* [Written task] Copy each line holding the string "chart".
○ ○ ○ ○ ○ ○ ○
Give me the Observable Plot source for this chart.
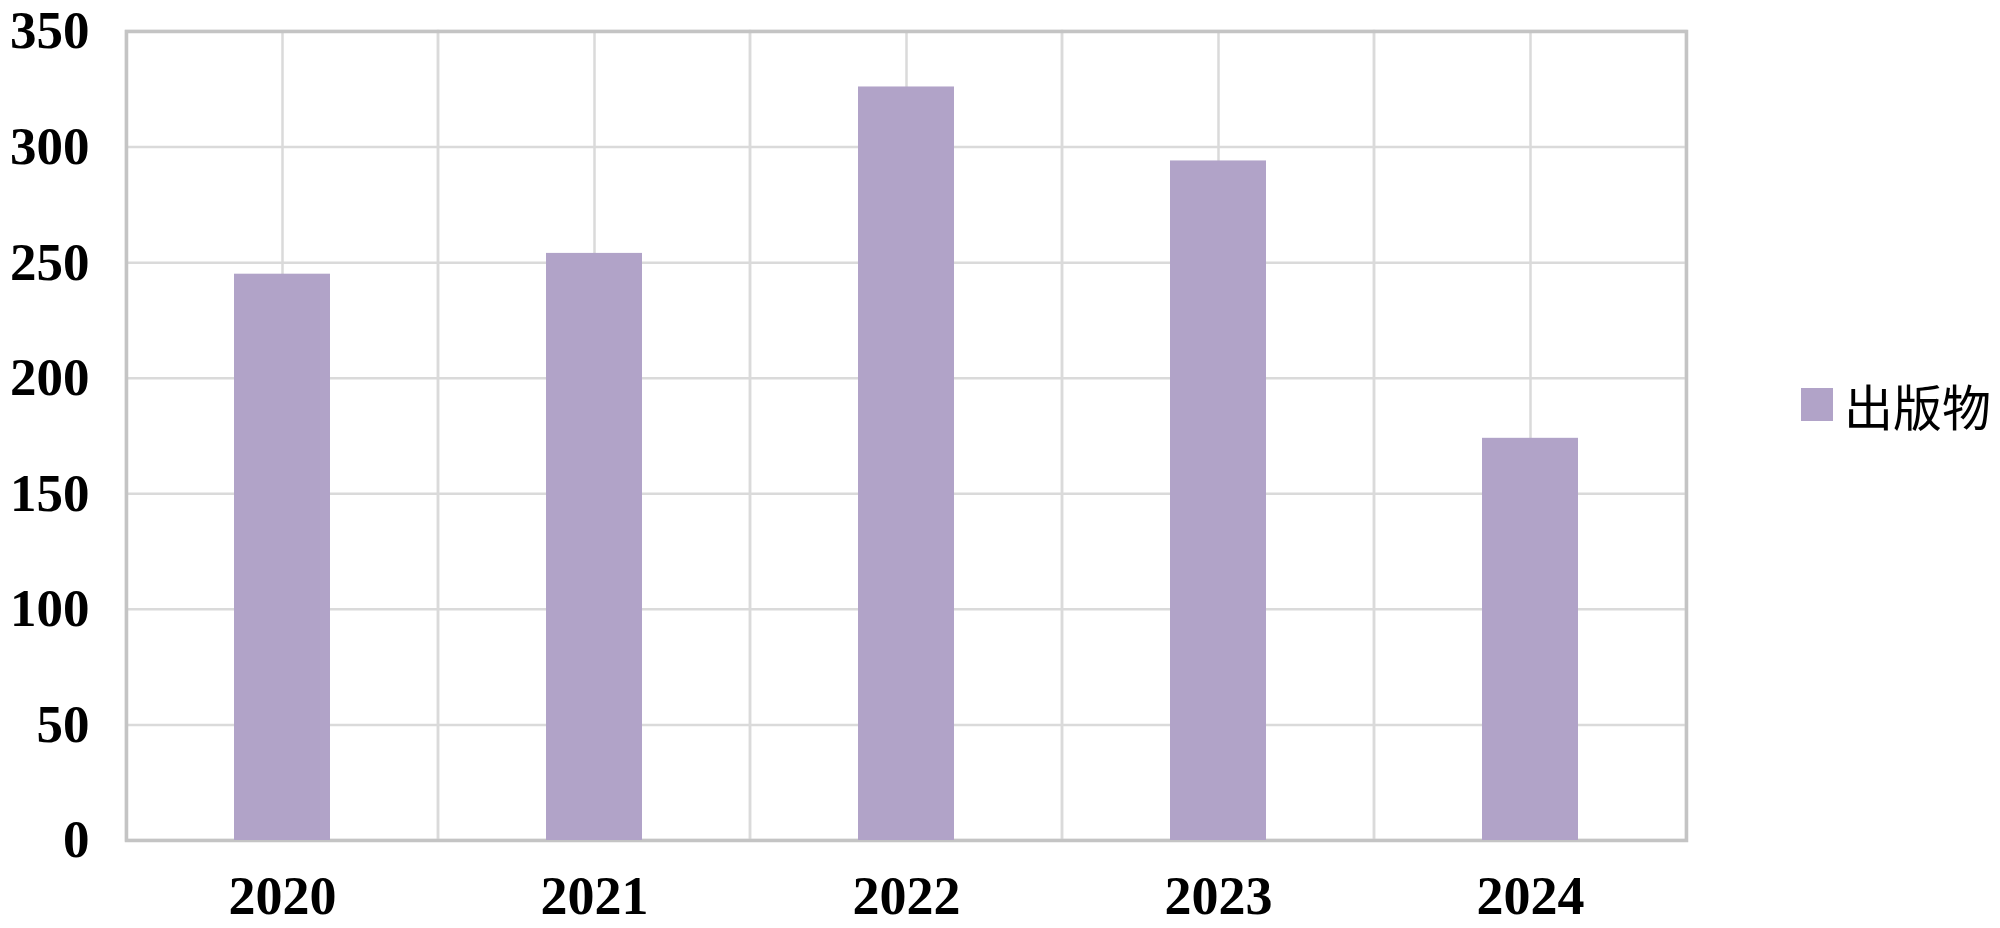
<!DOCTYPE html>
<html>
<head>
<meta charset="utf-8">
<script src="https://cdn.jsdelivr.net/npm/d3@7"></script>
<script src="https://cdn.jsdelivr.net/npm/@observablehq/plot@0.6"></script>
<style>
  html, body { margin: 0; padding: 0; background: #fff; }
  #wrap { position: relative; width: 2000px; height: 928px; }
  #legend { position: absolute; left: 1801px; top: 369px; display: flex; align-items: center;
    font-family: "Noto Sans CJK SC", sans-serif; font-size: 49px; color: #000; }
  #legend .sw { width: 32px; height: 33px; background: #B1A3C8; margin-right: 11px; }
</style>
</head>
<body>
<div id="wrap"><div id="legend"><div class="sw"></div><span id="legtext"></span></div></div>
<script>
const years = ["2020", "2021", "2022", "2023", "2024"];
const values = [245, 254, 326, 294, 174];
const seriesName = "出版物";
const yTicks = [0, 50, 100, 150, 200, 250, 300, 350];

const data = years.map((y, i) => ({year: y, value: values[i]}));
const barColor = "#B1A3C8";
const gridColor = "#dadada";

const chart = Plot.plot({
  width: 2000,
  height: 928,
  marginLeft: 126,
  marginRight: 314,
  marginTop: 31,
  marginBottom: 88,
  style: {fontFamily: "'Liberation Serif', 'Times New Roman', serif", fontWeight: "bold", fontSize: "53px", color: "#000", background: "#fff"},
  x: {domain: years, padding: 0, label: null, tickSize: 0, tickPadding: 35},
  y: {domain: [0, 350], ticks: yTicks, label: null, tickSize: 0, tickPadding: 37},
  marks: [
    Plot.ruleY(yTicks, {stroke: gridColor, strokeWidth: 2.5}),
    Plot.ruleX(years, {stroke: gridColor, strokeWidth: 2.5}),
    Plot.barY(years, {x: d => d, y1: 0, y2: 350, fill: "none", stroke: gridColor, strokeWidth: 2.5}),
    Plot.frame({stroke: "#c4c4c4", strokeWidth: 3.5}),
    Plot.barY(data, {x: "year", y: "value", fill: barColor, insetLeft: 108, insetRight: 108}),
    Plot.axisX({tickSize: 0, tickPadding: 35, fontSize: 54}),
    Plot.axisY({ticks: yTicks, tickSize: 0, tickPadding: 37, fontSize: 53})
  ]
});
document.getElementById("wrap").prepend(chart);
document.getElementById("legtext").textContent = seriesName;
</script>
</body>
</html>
○ ○ ○ ○ ○ ○ ○
* [Full output]
Give me the Observable Plot source for this chart.
const chart = Plot.plot({
document.getElementById("wrap").prepend(chart);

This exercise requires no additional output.